In short, there’s something in the new ordinance that will upset everyone, said Fortas Homes CEO Jim Cheeks, who has been building affordable for-sale and rental housing in the city since 1999. 

“This was as good a balance that was politically possible,” Cheeks said Tuesday.

Under the previous ordinance, the city charged a flat $100-per-tree fee plus the difference in diameter between the tree being removed and the new one being planted multiplied by $30 per inch.

The new ordinance replaces that formula with a $140-per-inch fee that, starting in 2027, would rise with the consumer price index to prevent replacement costs from stagnating as they did under the previous formula — recompense fees have been $30 per inch since 2001. 

The maximum amount a developer can be charged to remove trees, depending on its underlying zoning, was increased from $5,000 an acre to between $12,500 and $35K for new subdivisions and vacant lots.  

The new recompense is far below the initially proposed $260 per inch that tree advocates say was needed to better match what it costs to replant and care for a tree until it can sustain on its own.
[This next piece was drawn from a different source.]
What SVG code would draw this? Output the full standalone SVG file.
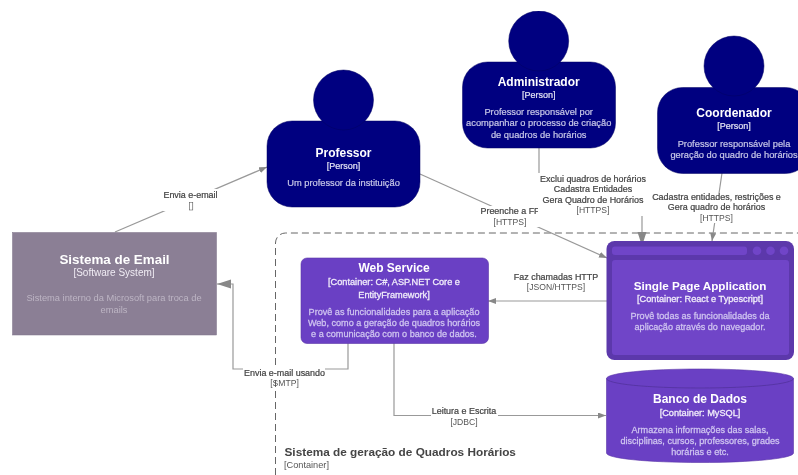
<svg xmlns="http://www.w3.org/2000/svg" width="798" height="475" viewBox="0 0 798 475">
<style>
text{font-family:"Liberation Sans",Arial,sans-serif;text-anchor:middle}
.t{font-weight:bold;fill:#fff;font-size:12px}
.k{fill:#f0ecfa;stroke:#f0ecfa;stroke-width:.3;font-size:9.200px}
.d{fill:#cfc4f0;stroke:#cfc4f0;stroke-width:.28;font-size:9.100px}
.pd{fill:#c8c8e8;font-size:9.300px;stroke:#c8c8e8;stroke-width:.2}
.pk{fill:#e4e4f4;font-size:9px;stroke:#e4e4f4;stroke-width:.2}
.l{fill:#444;stroke:#444;stroke-width:.22;font-size:8.950px}
.s{fill:#555;font-size:8.600px}
.c{fill:none;stroke:#999;stroke-width:1.2}
.navy{fill:#000080;stroke:#000060;stroke-width:.5}
.pu{fill:#6a40c4;stroke:#5a36a8;stroke-width:.6}
.bg{fill:#fff}
</style>
<defs>
<filter id="soft" x="0" y="0" width="100%" height="100%"><feGaussianBlur stdDeviation=".3"/></filter>
<marker id="big" markerWidth="16" markerHeight="10" refX="14" refY="4.5" orient="auto" markerUnits="userSpaceOnUse"><path d="M0 0L14 4.5L0 9Z" fill="#888"/></marker>
<marker id="small" markerWidth="10" markerHeight="8" refX="8" refY="3" orient="auto" markerUnits="userSpaceOnUse"><path d="M0 0L8 3L0 6Z" fill="#888"/></marker>
</defs>
<rect width="798" height="475" fill="#fff"/>
<g filter="url(#soft)">
<g id="boundary">
<path d="M275.500 475V243a10 10 0 0 1 10-10H798" fill="none" stroke="#666" stroke-width="1" stroke-dasharray="7 4"/>
<text x="284.500" y="456" style="text-anchor:start;font-size:11.800px;font-weight:bold;fill:#444">Sistema de geração de Quadros Horários</text>
<text x="284" y="468" style="text-anchor:start;font-size:9.200px;fill:#555">[Container]</text>
</g>
<g id="connectors">
<path class="c" d="M115 232L267 167" marker-end="url(#small)"/>
<path class="c" d="M420 174L607 258" marker-end="url(#small)"/>
<path class="c" d="M539 148V195H642V246" marker-end="url(#big)"/>
<path class="c" d="M722 173L712 241" marker-end="url(#small)"/>
<path class="c" d="M607 301H488" marker-end="url(#small)"/>
<path class="c" d="M348 343V369H233V284H217" marker-end="url(#big)"/>
<path class="c" d="M394 343V415.500H606" marker-end="url(#small)"/>
<rect class="bg" x="163" y="189" width="55" height="22"/>
<text class="l" x="190.500" y="197.500">Envia e-email</text>
<text class="s" x="190.500" y="209" style="font-size:11px">▯</text>
<rect class="bg" x="481" y="206" width="58" height="21"/>
<text class="l" x="510" y="214">Preenche a FF</text>
<text class="s" x="510" y="224.500">[HTTPS]</text>
<rect class="bg" x="538" y="173" width="108" height="43"/>
<text class="l" x="593" y="182">Exclui quadros de horários</text>
<text class="l" x="593" y="192">Cadastra Entidades</text>
<text class="l" x="593" y="202.500">Gera Quadro de Horários</text>
<text class="s" x="593" y="213">[HTTPS]</text>
<rect class="bg" x="650" y="193" width="132" height="30"/>
<text class="l" x="716.500" y="200">Cadastra entidades, restrições e</text>
<text class="l" x="716.500" y="210">Gera quadro de horários</text>
<text class="s" x="716.500" y="220.500">[HTTPS]</text>
<text class="l" x="556" y="279.500">Faz chamadas HTTP</text>
<text class="s" x="556" y="289.500">[JSON/HTTPS]</text>
<rect class="bg" x="243" y="368" width="82" height="9"/>
<text class="l" x="284.500" y="375.500">Envia e-mail usando</text>
<text class="s" x="284.500" y="386">[SMTP]</text>
<rect class="bg" x="431" y="410" width="67" height="10"/>
<text class="l" x="464" y="414">Leitura e Escrita</text>
<text class="s" x="464" y="424.500">[JDBC]</text>
</g>
<g id="email">
<rect x="12.500" y="232.500" width="204" height="102.500" fill="#8b7f95" stroke="#7d7288" stroke-width=".5"/>
<text x="114.500" y="264" style="font-size:13.400px;font-weight:bold;fill:#fff">Sistema de Email</text>
<text x="114" y="276" style="font-size:10px;fill:#f0ecf4">[Software System]</text>
<text x="114" y="301" style="font-size:9.300px;fill:#bdb5c4">Sistema interno da Microsoft para troca de</text>
<text x="114" y="313" style="font-size:9.300px;fill:#bdb5c4">emails</text>
</g>
<g id="professor">
<rect class="navy" x="267" y="121" width="153" height="86" rx="25"/>
<circle class="navy" cx="343.500" cy="100" r="30"/>
<text class="t" x="343.500" y="157">Professor</text>
<text class="pk" x="343.500" y="169">[Person]</text>
<text class="pd" x="343.500" y="186">Um professor da instituição</text>
</g>
<g id="administrador">
<rect class="navy" x="462.500" y="62" width="153" height="86" rx="25"/>
<circle class="navy" cx="538.700" cy="41" r="30"/>
<text class="t" x="538.700" y="86">Administrador</text>
<text class="pk" x="538.700" y="98">[Person]</text>
<text class="pd" x="538.700" y="115">Professor responsável por</text>
<text class="pd" x="538.700" y="126">acompanhar o processo de criação</text>
<text class="pd" x="538.700" y="138">de quadros de horários</text>
</g>
<g id="coordenador">
<rect class="navy" x="657.500" y="87.500" width="153" height="86" rx="25"/>
<circle class="navy" cx="734" cy="66" r="30"/>
<text class="t" x="734" y="117">Coordenador</text>
<text class="pk" x="734" y="129">[Person]</text>
<text class="pd" x="734" y="147">Professor responsável pela</text>
<text class="pd" x="734" y="158">geração do quadro de horários</text>
</g>
<g id="webservice">
<rect class="pu" x="301" y="258" width="187.500" height="85.500" rx="6"/>
<text class="t" x="394" y="272">Web Service</text>
<text class="k" x="394" y="285">[Container: C#, ASP.NET Core e</text>
<text class="k" x="394" y="298">EntityFramework]</text>
<text class="d" x="394" y="315">Provê as funcionalidades para a aplicação</text>
<text class="d" x="394" y="326">Web, como a geração de quadros horários</text>
<text class="d" x="394" y="337">e a comunicação com o banco de dados.</text>
</g>
<g id="spa">
<rect x="606.500" y="241" width="187.500" height="119" rx="8" fill="#5b39ab"/>
<rect x="612" y="246.500" width="135" height="8.500" rx="3" fill="#7045c8"/>
<circle cx="757" cy="250.800" r="4.300" fill="#7045c8"/>
<circle cx="770.500" cy="250.800" r="4.300" fill="#7045c8"/>
<circle cx="784" cy="250.800" r="4.300" fill="#7045c8"/>
<rect x="612" y="260" width="177" height="95" rx="3" fill="#7045c8"/>
<text x="700" y="290" style="font-size:11.700px;font-weight:bold;fill:#fff">Single Page Application</text>
<text class="k" x="700" y="302" style="font-size:9.200px">[Container: React e Typescript]</text>
<text class="d" x="700" y="319">Provê todas as funcionalidades da</text>
<text class="d" x="700" y="330">aplicação através do navegador.</text>
</g>
<g id="banco">
<path class="pu" d="M606.500 378.500C606.500 373 648 369 700 369S793.500 373 793.500 378.500V453C793.500 458.500 752 462.500 700 462.500S606.500 458.500 606.500 453Z"/>
<path d="M606.500 378.500C606.500 384 648 388 700 388S793.500 384 793.500 378.500" fill="none" stroke="#4f2f98" stroke-width=".7"/>
<text class="t" x="700" y="403">Banco de Dados</text>
<text class="k" x="700" y="415.500">[Container: MySQL]</text>
<text class="d" x="700" y="433">Armazena informações das salas,</text>
<text class="d" x="700" y="444">disciplinas, cursos, professores, grades</text>
<text class="d" x="700" y="455">horárias e etc.</text>
</g>
</g>
</svg>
The initial proposal didn't have any cap on fees.

Nabil Hammam, who owns luxury home contracting firm Hammer Head Construction and helped draft the revised ordinance as co-chair of the Atlanta Tree Conservation Commission, called the changes “very disappointing.” 
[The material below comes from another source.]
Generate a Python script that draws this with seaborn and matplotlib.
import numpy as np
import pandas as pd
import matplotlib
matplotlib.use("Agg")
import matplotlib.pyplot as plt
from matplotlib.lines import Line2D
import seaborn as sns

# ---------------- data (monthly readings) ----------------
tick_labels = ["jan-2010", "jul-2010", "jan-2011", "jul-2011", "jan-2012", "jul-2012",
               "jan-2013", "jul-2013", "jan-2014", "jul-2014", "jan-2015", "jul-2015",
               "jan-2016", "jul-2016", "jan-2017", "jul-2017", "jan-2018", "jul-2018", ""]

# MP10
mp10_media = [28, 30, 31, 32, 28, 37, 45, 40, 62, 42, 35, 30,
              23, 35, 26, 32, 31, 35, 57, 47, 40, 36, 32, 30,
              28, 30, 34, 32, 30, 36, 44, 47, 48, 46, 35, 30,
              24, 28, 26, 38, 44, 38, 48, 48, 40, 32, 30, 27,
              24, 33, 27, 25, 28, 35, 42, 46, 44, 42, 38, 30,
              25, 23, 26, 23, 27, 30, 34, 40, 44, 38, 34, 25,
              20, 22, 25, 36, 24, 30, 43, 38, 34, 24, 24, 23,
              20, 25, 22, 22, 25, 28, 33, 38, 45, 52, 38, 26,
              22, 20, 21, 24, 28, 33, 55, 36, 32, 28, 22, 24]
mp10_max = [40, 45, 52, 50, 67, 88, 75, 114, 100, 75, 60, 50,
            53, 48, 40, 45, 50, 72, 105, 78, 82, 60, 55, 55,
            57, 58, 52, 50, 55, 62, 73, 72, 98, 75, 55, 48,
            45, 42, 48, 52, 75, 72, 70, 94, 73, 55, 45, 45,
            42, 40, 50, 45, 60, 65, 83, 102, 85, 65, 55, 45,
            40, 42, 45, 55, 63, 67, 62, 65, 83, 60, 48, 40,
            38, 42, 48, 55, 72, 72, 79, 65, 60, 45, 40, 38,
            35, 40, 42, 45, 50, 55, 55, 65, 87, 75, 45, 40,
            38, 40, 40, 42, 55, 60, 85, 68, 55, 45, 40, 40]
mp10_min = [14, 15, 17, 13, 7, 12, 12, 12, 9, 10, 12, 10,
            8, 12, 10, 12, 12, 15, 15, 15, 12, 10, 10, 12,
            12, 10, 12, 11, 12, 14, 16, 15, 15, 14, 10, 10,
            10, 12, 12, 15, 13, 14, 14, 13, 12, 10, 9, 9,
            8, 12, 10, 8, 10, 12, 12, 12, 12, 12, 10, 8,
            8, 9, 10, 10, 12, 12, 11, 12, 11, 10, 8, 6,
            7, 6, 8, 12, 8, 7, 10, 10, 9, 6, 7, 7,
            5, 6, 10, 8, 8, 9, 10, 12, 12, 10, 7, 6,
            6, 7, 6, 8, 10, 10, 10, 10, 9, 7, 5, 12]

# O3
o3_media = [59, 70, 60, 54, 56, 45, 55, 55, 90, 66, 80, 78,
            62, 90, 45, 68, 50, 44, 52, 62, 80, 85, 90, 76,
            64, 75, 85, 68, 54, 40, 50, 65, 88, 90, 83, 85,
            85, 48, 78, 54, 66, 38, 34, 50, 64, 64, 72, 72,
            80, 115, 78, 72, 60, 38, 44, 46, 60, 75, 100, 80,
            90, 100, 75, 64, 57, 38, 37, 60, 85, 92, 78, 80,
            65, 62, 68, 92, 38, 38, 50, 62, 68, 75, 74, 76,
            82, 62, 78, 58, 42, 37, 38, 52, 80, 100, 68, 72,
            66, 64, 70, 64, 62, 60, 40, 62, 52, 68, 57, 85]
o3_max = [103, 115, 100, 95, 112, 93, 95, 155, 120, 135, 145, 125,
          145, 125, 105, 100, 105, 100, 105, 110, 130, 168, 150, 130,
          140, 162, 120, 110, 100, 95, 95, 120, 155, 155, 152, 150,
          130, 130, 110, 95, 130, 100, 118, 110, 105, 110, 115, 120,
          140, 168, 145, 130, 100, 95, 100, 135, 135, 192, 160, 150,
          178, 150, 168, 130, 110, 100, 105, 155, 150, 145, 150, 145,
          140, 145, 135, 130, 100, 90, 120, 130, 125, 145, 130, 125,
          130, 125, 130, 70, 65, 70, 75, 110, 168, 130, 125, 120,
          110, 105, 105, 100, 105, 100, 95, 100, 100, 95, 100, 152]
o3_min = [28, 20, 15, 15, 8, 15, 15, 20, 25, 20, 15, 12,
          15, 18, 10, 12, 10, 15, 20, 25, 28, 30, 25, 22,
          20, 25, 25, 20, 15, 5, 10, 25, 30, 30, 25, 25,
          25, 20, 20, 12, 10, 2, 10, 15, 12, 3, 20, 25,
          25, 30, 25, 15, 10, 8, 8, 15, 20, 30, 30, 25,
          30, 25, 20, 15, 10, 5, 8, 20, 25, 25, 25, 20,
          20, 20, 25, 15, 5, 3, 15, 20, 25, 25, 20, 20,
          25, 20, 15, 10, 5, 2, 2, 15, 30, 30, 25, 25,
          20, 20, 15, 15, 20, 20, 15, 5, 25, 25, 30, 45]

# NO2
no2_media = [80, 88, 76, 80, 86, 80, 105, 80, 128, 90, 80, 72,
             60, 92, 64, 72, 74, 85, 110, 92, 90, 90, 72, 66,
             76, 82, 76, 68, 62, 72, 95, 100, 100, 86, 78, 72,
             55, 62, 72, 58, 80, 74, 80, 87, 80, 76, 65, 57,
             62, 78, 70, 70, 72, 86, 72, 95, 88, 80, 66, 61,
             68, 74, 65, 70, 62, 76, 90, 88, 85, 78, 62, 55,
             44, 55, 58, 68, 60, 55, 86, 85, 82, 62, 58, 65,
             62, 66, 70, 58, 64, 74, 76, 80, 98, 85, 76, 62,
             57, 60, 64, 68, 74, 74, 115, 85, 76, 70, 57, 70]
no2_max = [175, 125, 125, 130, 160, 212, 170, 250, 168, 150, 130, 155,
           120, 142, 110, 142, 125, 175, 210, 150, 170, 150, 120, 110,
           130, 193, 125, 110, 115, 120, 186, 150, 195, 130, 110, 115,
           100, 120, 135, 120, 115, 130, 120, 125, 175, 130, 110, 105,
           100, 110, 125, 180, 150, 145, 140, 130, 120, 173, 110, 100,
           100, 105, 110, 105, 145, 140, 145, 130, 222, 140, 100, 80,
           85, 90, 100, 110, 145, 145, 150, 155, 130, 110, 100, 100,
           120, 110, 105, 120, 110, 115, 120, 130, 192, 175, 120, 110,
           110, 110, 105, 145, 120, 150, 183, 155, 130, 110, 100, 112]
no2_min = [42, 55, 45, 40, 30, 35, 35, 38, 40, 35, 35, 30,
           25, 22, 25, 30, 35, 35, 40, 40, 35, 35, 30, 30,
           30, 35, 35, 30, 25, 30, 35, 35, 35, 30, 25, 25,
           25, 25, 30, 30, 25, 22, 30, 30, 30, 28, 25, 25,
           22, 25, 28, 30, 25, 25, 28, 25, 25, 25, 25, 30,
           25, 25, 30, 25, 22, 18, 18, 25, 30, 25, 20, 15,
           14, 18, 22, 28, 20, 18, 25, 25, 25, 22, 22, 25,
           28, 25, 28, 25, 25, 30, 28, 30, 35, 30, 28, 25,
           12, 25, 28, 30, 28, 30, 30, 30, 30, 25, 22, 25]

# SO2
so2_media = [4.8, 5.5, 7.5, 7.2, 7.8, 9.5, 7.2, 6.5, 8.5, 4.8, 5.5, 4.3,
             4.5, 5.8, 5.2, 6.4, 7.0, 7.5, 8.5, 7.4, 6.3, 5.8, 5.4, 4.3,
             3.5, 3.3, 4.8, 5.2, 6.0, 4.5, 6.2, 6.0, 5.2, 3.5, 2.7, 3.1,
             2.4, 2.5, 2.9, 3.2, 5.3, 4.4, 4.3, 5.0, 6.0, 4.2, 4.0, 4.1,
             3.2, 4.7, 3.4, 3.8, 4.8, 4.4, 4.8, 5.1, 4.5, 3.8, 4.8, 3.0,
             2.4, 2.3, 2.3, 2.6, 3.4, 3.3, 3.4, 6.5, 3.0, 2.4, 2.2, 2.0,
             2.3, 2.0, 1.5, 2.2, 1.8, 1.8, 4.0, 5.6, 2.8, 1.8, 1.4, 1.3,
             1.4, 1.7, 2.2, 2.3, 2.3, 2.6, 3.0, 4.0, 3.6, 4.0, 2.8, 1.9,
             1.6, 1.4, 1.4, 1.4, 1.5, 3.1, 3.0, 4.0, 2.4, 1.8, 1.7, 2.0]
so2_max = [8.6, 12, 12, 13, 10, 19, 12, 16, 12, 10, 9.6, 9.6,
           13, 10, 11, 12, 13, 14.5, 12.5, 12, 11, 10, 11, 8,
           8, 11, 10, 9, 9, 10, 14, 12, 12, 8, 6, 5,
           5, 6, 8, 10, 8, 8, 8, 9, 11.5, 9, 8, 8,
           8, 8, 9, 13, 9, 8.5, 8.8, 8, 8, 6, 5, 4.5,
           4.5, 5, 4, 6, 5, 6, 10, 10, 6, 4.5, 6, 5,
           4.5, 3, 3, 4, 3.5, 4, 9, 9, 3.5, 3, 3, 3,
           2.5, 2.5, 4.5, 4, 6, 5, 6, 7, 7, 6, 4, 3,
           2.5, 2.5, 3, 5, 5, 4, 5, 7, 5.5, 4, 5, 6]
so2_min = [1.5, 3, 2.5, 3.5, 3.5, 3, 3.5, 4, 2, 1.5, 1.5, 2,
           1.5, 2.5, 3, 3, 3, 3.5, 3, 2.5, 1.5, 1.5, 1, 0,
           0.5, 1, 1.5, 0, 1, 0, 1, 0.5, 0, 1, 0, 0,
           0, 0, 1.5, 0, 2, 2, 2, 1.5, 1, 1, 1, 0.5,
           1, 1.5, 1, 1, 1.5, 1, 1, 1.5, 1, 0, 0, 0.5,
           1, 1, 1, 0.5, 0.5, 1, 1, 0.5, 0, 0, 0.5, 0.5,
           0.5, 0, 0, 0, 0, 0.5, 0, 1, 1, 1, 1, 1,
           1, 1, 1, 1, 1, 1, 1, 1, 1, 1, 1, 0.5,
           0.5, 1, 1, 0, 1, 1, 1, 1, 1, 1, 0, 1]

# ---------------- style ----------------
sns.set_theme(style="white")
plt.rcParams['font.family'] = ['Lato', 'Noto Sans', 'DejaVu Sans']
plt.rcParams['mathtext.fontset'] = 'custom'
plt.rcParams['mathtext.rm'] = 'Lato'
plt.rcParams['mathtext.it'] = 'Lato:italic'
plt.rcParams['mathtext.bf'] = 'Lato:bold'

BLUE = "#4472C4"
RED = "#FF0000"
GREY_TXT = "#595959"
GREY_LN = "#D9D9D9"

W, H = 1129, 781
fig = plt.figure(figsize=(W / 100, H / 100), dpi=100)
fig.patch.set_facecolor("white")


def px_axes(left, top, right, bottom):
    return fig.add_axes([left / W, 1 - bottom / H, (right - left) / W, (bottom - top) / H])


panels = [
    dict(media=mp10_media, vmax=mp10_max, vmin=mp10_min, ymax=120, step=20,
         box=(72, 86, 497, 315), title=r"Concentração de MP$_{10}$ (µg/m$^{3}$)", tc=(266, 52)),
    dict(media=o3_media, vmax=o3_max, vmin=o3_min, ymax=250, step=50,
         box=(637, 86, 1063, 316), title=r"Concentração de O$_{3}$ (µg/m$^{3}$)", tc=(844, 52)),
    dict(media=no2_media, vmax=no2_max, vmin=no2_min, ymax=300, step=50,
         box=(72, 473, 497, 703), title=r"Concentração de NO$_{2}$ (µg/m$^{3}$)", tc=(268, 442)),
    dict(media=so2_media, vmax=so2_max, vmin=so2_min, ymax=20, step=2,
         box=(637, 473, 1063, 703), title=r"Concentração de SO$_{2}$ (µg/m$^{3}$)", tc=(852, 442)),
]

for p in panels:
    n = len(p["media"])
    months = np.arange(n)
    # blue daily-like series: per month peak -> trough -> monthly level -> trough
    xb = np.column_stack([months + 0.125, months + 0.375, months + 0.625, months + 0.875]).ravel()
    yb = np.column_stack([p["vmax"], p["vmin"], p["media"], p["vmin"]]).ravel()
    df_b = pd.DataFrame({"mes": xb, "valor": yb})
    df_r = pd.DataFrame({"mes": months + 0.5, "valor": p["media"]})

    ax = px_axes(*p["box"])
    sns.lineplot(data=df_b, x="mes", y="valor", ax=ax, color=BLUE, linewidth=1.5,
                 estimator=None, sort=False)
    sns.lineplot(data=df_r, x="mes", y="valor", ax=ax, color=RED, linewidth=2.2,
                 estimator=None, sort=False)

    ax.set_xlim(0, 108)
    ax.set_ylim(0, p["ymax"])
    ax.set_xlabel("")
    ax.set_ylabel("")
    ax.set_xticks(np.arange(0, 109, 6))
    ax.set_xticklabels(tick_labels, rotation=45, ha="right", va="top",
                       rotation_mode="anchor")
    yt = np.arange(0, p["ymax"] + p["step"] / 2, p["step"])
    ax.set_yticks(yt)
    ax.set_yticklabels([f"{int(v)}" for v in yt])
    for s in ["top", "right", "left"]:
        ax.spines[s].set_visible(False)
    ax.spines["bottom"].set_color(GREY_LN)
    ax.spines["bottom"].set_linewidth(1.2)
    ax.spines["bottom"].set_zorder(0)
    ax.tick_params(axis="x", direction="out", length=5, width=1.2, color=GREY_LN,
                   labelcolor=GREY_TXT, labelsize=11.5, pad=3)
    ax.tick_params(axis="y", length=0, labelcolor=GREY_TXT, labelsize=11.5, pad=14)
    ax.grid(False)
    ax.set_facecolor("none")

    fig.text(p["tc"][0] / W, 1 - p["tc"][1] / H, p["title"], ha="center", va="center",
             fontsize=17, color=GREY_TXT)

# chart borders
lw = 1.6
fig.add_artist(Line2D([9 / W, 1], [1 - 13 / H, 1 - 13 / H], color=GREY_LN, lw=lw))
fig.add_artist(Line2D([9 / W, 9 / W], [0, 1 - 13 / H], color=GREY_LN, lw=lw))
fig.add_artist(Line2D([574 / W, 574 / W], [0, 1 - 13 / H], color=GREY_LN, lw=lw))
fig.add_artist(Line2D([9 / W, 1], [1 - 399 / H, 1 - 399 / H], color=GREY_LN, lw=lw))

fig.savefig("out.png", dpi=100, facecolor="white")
“We worked hard at it for years,” he told Bisnow Tuesday. “We thought we had come to a good place.”

Hammam said he was most upset that a previously planned preservation requirement that would have made developers save certain key trees on their site was excised from the final legislation. While developers do have to replant trees, even earning a credit toward the recompense for planting new trees on their own property, the city’s new rules won’t save old trees from being taken down.

He also criticized the penalty increase for illegally removing trees, which will rise from $100K to $200K per acre, as not going far enough.
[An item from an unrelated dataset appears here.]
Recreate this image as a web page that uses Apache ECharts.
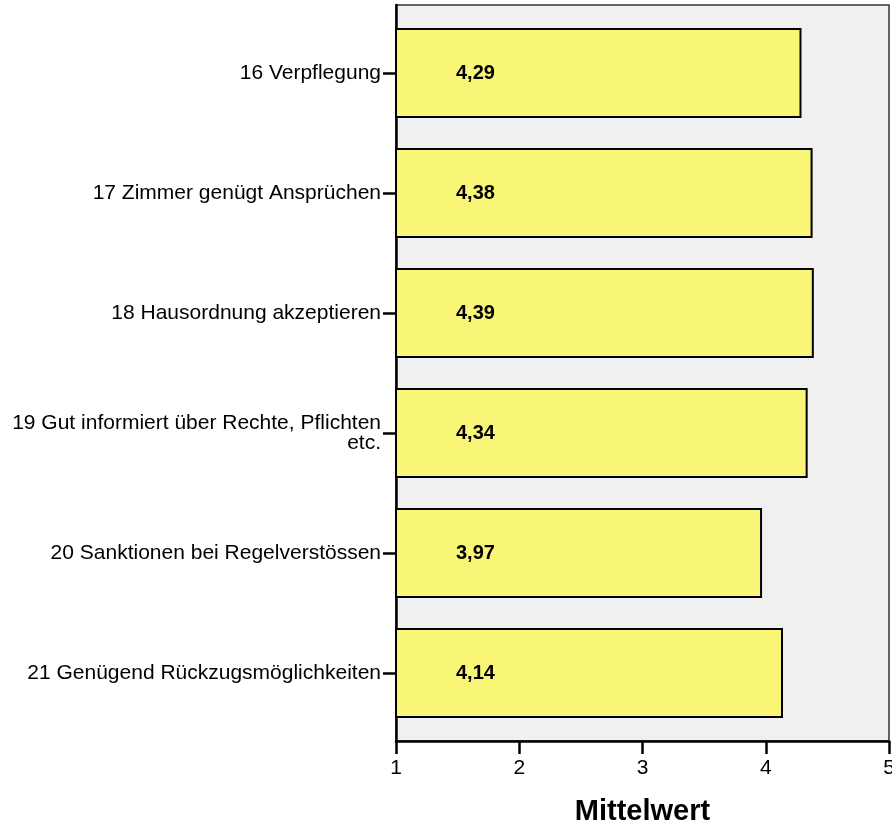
<!DOCTYPE html>
<html>
<head>
<meta charset="utf-8">
<script src="https://cdn.jsdelivr.net/npm/echarts@6/dist/echarts.min.js"></script>
<style>
  html, body { margin: 0; padding: 0; background: #fff; }
  #chart { width: 892px; height: 827px; }
</style>
</head>
<body>
<div id="chart"></div>
<script>
// Kategorien (Items) und Mittelwerte
var items = [
    '16 Verpflegung',
    '17 Zimmer genügt Ansprüchen',
    '18 Hausordnung akzeptieren',
    '19 Gut informiert über Rechte, Pflichten\netc.',
    '20 Sanktionen bei Regelverstössen',
    '21 Genügend Rückzugsmöglichkeiten'
];
var means = [4.29, 4.38, 4.39, 4.34, 3.97, 4.14];
var xTicks = [1, 2, 3, 4, 5];

var fontFam = '"Liberation Sans", Arial, sans-serif';

var chart = echarts.init(document.getElementById('chart'));

var option = {
    animation: false,
    textStyle: { fontFamily: fontFam },
    grid: [
        // Rahmen mit grauem Hintergrund
        {
            left: 396, right: 3, top: 5, height: 736,
            outerBoundsMode: 'none',
            show: true,
            backgroundColor: '#f0f0f0',
            borderColor: '#333',
            borderWidth: 1.5
        },
        // Datenbereich
        {
            left: 396, right: 3, top: 13, height: 720,
            outerBoundsMode: 'none'
        }
    ],
    xAxis: [
        { gridIndex: 0, type: 'value', show: false },
        {
            gridIndex: 1,
            type: 'value',
            min: xTicks[0],
            max: xTicks[xTicks.length - 1],
            interval: 1,
            offset: 8,
            axisLine: { show: true, lineStyle: { color: '#000', width: 2.5 } },
            axisTick: { show: true, length: 13, lineStyle: { color: '#000', width: 2.5 } },
            splitLine: { show: false },
            axisLabel: {
                color: '#000', fontSize: 21, margin: 17,
                showMaxLabel: true, showMinLabel: true,
                formatter: function (v) { return String(v); }
            },
            name: 'Mittelwert',
            nameLocation: 'middle',
            nameGap: 56,
            nameTextStyle: { color: '#000', fontSize: 29, fontWeight: 'bold' }
        }
    ],
    yAxis: [
        // linke Achsenlinie über die ganze Rahmenhöhe
        {
            gridIndex: 0, type: 'value',
            axisLine: { show: true, lineStyle: { color: '#000', width: 2.5 } },
            axisTick: { show: false },
            axisLabel: { show: false },
            splitLine: { show: false }
        },
        {
            gridIndex: 1,
            type: 'category',
            data: items,
            inverse: true,
            axisLine: { show: false },
            axisTick: { show: true, alignWithLabel: true, length: 13, lineStyle: { color: '#000', width: 2.5 } },
            axisLabel: {
                color: '#000', fontSize: 21, margin: 15,
                align: 'right', lineHeight: 20
            }
        }
    ],
    series: [{
        name: 'Mittelwert',
        type: 'bar',
        xAxisIndex: 1,
        yAxisIndex: 1,
        data: means,
        barWidth: 90,
        itemStyle: {
            color: '#f9f677',
            borderColor: '#000',
            borderWidth: 2
        },
        label: {
            show: true,
            position: [61, '50%'],
            align: 'left',
            verticalAlign: 'middle',
            color: '#000',
            fontSize: 20,
            fontWeight: 'bold',
            formatter: function (p) { return p.value.toFixed(2).replace('.', ','); }
        }
    }]
};

chart.setOption(option);
</script>
</body>
</html>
“If you step back and look at the numbers, you’ll see that that’s not going to make a difference” for a developer to clear-cut a lot, Hammam said. 

The new ordinance had a long and contentious road to final passage this week. The initial bill was introduced in December, creating an outcry among both residential and commercial developers who said the penalties were too steep and would slow down the production of desperately needed affordable housing. 

But proponents say the stringent rules were needed to help preserve Atlanta’s renowned tree canopy, a feature that earned the city the nickname “City in the Forest.” The city’s goal is to bring tree coverage back to 50% of the city's land. That coverage had dropped at least 46.5% as of 2018 as development surged in the city limits. 

Last week, the city council’s Community Development/Human Resources Committee passed the watered-down version of the proposal that stripped preservation standards, a move lambasted by tree advocates who also sought to remove all financial caps that would have limited developers' tree removal costs, The Atlanta-Journal Constitution reported

The approved version also adds other features, including $400K a year in financial assistance for low-income seniors who have to remove trees on their property and funds to hire two more city arborists.

Atlanta Council Member Matt Westmoreland, who has been involved in efforts to change the tree ordinance since 2019, said he was pleased with the final product that was passed by the council even though it was never going to placate everyone. 

“My north star on this issue was: How do we update our tree ordinance for the first time in 25 years, that makes meaningful changes? What we passed yesterday is a significant improvement for the tree canopy in Atlanta,” Westmoreland said. “When 15 out of 15 people can vote on something, I think we've progressed on the issue.”

While Cheeks said he supports the final form of the bill, the homebuilder told Bisnow the new requirements may force him to pass on potentially developing some city lots, especially if the housing he builds is above the 80% of area median income ceiling that would give recompense breaks to developers. 

“I would be screaming bloody murder right now if one of the previous drafts were adopted,” Cheeks said. “At the end of the day, that’s where good negotiation is: Everybody is upset.”